When a loan agent starts talking about a “loan origination fee” or “points,” a signal may go off in the borrower’s head alerting her to a problem. These two things (which are the same thing) have been recently ingrained in many of us to represent a red flag, and for a very good reason.
Loan agents can make money through a few channels: They can charge arbitrary fees that sound official (e.g., approval fee, application fee, etc.), they can charge fees that actually are sane (see my article on brokerage fees), and they can make money from the lender providing the money on the loan, based on the chosen interest rate. You might get an agent, however, who will charge you a loan origination fee in a legitimate manner.
Consider the purchase of a home. In the real estate world, you might hear the terms “buyer’s market” and “seller’s market.” In a buyer’s market, houses are not “flying off the shelves,” as it were, so sellers have to give buyers incentives to buy their houses. A seller’s market is the opposite, but we’re only really concerned with a buyer’s market in this example.
For a purchase in a buyer’s market, a seller might give the borrower a “seller credit” towards the non-recurring closing costs (e.g., lender fees, title fees, documentary transfer taxes, etc.). This credit is perfectly legal and can be extremely useful when determining buying power, if you have a trustworthy loan agent. Let’s look at an example:
We’ll assume the purchase price of a house is $350,000, that the buyer is going to put down $70,000 at closing (giving a $280,000 loan amount), and that the seller is going to credit the buyer $10,000 for closing costs, since the house has been on the market for a while now and he is worried about getting it sold. The closing costs for the loan come out to about $8,500. Since the buyer has a $10,000 credit towards those closing costs, she now has $1,500 left over.
Here’s the catch, though: if you do not use the entire credit at the close of the loan (i.e., when you’ve signed the documents and have been given the loan), the unused amount goes away. This is because lenders do not want cash going back and forth between the buyer and seller directly. It behooves you to use as much of the credit as you have been given. But if the closing costs only come out to $8,500, how do you spend the rest?

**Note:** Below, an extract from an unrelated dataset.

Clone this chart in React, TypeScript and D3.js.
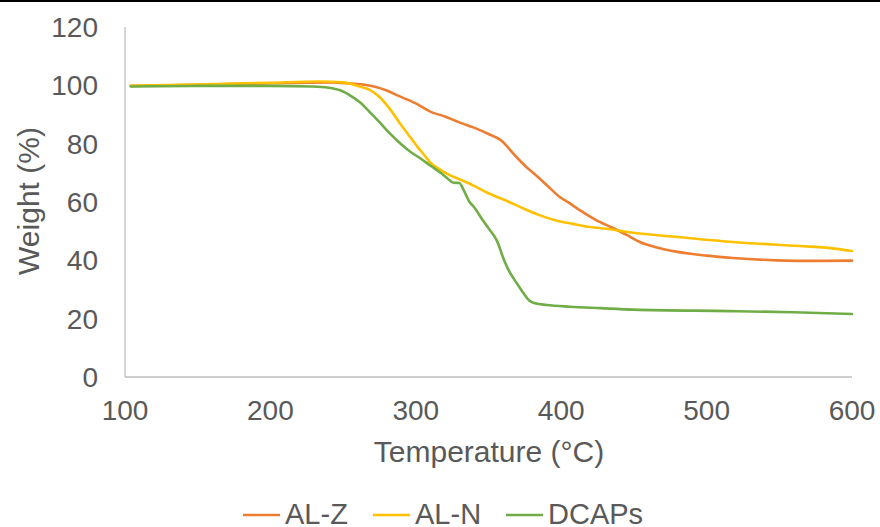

The answer is by allowing the loan agent to charge a loan origination fee. This fee will be charged to the credited closing costs, costing you absolutely nothing. What this allows the loan agent to do, then, is not rely as heavily on the money he receives from the lender at the close of the loan, which means he can ultimately drop your interest rate (since his “rebate” and your interest rate are tied). If the loan agent would have given you 6.500% knowing he would have made $1,500 from that, he may be able to instead give you 6.250% and not make anything from the rebate, but instead make his money through the seller’s credit.
A word of caution, however, as always: A loan agent is not obligated to do this, and a bad one might even absorb the rest of the seller’s credit and charge you a loan origination fee on top of that (and when the seller’s credit is used up, it’s coming out of your pocket) and make an exorbitant amount of money from the lender as well, while keeping your interest rate as high as he wants it to be.
A seller credit can be a great tool for easing your way into your first home purchase, or any purchase in a buyer’s market. Make use of it, but watch your loan agent carefully. If the seller’s credit has been suspiciously used up and you still owe more money than seems necessary at closing, you might want to look into a second opinion.